The last time Amy Thiessen was in Prince George, she and her band caught a slick patch of highway and totalled their vehicle. But true to her centred yoga mind and road warrior troubadour heart, she only missed one concert on that tour and is now anxious to come back to P.G.
Her return happens Wednesday at Nancy O's, and she comes with new gifts - a set of fresh songs on her recently-released album In Between Goodbyes. She is blowing in on a wind of comparisons to Jewel and fellow Calgarian Jann Arden.
"My music tends to come from introspection. I do a lot of contemplating," she said, and she has a lot to think about with all the experiences she's gone through on her way to this album. She grew up in a staunchly conservative Alberta agriculture family, but became a vegetarian. She got a degree in commerce, but acted on an urge to feed her brain less tangible material than numbers and formulas and systems. So she booked a flight to India, and set off a fuse that's been burning in her life ever since.

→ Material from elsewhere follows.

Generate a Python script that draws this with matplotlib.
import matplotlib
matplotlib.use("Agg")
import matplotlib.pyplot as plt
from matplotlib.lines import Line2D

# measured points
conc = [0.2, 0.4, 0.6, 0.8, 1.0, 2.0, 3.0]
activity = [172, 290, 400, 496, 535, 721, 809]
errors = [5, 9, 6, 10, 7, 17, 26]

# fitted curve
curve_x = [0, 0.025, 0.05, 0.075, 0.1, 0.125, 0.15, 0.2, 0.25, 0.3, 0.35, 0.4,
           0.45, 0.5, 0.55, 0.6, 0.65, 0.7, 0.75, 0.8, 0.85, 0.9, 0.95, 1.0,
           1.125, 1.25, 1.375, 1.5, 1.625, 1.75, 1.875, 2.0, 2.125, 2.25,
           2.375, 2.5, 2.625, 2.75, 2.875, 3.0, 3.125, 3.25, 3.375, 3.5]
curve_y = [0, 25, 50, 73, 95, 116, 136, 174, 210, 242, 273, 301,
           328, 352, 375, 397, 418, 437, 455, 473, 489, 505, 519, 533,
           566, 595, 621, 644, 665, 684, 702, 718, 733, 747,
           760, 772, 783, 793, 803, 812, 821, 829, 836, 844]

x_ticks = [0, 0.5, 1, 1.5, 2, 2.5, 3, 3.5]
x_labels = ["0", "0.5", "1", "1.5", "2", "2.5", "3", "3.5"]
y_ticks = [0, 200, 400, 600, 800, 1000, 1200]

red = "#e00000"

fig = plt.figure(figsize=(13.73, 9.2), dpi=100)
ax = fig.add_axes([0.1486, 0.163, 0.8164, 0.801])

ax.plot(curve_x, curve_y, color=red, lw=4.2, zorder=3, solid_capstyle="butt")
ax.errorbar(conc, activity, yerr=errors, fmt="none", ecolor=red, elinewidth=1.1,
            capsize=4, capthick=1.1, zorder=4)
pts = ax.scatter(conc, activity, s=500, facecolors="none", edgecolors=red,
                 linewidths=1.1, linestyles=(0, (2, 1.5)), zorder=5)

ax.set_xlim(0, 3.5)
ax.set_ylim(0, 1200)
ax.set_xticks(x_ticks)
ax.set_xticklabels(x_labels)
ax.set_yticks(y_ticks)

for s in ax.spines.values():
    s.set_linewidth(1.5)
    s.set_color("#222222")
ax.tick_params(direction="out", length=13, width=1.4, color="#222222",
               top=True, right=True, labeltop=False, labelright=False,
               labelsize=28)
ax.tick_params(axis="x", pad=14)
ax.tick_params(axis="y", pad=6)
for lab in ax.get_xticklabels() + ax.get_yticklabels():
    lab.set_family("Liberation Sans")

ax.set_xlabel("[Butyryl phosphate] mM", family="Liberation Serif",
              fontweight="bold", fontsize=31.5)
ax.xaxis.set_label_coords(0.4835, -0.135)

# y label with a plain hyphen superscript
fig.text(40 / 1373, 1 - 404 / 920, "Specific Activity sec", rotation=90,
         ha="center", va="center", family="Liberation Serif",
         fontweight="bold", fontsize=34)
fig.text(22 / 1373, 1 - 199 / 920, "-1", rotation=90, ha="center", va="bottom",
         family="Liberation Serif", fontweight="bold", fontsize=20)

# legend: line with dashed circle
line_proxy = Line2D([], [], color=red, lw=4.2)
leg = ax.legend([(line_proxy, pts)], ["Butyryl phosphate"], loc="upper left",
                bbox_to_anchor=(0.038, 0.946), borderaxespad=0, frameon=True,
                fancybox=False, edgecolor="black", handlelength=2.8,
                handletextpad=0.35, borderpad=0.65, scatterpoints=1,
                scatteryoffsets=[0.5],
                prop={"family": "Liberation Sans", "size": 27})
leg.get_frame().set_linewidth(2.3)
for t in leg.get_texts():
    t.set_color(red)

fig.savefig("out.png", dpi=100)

"The whole goal of that trip was not set in stone, it was just taking space and checking into what my soul wanted instead of what my brain wanted to do," she said.

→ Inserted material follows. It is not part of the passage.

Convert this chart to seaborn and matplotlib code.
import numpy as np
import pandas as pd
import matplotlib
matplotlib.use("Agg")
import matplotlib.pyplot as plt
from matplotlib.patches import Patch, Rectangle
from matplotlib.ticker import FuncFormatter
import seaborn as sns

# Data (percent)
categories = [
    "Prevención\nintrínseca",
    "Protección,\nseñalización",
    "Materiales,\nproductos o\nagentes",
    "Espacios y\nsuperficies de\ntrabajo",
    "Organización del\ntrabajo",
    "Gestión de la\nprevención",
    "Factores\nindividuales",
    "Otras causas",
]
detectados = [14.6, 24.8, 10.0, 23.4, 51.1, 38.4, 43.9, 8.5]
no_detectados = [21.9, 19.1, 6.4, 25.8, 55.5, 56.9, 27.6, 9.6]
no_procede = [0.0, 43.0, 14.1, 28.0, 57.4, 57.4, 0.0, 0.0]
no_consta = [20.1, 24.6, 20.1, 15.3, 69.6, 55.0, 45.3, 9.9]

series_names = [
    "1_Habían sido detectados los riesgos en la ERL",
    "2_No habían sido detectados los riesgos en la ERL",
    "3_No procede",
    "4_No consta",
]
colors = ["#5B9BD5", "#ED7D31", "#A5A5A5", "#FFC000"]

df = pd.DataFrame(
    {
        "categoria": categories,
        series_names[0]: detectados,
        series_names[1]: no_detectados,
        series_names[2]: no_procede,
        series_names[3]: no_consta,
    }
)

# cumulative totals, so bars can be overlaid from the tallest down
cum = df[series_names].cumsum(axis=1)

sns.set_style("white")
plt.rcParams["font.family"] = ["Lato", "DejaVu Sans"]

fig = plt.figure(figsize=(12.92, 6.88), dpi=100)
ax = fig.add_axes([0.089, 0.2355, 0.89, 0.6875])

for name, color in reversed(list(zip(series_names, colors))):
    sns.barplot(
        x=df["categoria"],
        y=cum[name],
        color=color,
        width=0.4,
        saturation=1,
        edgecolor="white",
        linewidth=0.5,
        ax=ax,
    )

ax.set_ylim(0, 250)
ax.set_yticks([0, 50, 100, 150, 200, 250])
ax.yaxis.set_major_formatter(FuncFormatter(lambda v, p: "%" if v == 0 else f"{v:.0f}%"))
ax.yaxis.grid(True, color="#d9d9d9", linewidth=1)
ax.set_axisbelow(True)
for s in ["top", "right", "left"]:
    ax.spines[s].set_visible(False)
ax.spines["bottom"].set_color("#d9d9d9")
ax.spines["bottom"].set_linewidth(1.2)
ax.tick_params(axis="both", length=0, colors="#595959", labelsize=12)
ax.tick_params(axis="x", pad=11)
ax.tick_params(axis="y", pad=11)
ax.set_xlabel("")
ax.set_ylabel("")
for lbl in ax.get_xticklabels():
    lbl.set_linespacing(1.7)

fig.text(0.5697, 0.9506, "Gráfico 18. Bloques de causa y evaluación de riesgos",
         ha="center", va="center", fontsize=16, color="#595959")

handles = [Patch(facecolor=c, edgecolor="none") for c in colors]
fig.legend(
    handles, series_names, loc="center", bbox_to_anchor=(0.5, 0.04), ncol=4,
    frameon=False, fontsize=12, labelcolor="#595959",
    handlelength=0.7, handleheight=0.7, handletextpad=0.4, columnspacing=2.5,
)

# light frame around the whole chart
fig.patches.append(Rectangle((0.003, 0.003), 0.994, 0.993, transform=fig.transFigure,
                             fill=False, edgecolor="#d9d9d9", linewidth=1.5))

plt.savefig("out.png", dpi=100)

She discovered a passion for yoga and for music. She had always been an amateur singer, but at 26 years of age she picked up the guitar too. "Every week I went to open mic to be in front of people and build my skill set. Vocally I've been singing since I was a pup, but only in the last year have I truly felt like I'm a musician."
All the while she was learning the guitar, she was also learning the finer points of yoga, to the point she is now an active teacher. Frequently she will combine music inside a yoga studio, often invited in for ultra acoustic yoga concerts at studios on her tour routes.

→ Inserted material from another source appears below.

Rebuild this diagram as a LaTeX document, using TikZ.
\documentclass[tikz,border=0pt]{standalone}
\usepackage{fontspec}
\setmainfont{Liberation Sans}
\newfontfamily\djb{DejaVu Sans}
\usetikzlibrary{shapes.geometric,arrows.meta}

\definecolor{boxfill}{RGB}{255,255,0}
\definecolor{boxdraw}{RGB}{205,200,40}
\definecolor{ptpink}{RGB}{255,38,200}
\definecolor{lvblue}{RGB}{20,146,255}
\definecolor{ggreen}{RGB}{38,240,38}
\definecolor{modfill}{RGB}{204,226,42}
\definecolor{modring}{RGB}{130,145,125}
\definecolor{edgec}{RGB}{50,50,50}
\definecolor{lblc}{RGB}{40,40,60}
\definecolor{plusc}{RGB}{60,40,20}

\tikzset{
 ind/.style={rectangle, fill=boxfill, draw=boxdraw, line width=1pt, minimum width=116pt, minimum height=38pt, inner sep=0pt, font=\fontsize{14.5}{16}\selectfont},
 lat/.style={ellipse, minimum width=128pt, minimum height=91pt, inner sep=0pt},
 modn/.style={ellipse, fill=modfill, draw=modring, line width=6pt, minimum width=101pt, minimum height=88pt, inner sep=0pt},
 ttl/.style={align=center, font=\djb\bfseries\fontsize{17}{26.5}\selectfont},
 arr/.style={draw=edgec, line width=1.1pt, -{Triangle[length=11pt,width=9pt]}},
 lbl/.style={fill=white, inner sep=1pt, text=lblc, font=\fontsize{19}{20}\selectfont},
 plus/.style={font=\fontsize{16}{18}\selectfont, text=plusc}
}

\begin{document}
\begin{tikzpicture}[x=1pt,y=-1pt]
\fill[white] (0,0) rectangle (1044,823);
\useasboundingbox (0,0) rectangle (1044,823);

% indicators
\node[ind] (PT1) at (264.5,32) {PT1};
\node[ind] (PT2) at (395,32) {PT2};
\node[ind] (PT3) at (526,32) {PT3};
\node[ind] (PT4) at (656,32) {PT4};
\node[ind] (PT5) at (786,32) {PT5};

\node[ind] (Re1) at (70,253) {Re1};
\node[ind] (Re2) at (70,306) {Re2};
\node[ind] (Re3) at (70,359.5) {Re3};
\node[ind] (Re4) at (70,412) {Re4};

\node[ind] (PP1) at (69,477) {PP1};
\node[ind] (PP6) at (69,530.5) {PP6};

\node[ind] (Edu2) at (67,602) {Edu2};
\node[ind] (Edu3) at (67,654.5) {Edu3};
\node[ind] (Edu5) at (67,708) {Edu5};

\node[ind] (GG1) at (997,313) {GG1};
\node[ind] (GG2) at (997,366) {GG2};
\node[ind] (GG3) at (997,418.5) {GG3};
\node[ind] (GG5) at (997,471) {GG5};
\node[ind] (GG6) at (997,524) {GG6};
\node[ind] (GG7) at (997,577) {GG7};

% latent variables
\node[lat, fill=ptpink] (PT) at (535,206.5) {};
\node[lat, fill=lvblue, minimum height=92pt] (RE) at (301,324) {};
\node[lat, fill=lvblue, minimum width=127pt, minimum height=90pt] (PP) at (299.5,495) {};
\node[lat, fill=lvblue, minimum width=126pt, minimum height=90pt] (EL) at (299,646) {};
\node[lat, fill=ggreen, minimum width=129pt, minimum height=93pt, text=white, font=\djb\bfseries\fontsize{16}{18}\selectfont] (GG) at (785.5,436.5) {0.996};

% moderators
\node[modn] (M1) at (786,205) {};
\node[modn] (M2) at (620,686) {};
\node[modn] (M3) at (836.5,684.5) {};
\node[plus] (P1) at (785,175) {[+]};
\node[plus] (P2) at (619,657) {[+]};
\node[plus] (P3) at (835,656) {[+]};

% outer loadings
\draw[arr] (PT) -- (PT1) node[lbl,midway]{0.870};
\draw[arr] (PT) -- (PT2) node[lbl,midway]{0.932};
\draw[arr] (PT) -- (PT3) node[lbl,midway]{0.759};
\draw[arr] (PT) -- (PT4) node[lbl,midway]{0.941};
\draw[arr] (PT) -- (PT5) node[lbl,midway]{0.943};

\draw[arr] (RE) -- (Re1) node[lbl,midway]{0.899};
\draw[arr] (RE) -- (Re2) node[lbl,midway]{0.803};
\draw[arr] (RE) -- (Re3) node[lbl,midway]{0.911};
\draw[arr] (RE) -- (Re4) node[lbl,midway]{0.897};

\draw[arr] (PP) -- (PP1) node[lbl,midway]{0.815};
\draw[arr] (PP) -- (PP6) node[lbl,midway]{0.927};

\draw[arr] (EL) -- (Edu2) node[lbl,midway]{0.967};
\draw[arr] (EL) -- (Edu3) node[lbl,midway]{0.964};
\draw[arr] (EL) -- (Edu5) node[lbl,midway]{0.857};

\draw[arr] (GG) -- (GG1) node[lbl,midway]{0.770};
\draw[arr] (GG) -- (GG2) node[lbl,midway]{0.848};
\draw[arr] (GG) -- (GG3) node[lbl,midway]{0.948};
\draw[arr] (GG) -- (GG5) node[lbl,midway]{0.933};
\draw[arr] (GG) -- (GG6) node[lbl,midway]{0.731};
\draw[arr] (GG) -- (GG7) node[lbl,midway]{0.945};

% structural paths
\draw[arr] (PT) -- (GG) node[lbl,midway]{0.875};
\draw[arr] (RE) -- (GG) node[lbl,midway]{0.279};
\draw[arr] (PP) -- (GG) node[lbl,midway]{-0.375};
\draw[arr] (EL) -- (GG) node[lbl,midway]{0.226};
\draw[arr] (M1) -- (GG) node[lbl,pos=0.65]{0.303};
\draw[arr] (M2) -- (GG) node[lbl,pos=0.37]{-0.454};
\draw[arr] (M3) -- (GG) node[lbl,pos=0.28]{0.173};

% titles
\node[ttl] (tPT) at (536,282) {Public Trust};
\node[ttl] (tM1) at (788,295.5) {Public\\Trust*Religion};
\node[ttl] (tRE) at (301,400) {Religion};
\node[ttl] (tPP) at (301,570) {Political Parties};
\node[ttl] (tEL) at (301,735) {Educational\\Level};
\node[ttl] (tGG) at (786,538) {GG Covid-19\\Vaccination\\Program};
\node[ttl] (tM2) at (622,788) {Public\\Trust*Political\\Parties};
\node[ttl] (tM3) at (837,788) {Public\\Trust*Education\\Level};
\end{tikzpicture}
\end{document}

"It is a creatively charged place to play and it is, like freeeekin' fun," she said "In those spaces you get to do things you don't get to do in regular song-writing."
She calls the two sides of her career the two sides of her coin. She flips constantly between the two, but they have the same value for her. She also likes to journal, so her river of consciousness is getting out somehow into words she can express later in physical movement and the sounds of song.
"I tell stories but they are very personal," she explained. "I am very contemplative, I lean towards the melancholy, and I tend to go deep into stuff. When you tap into the place where its super honest, that's where it's going to be relatable to other people."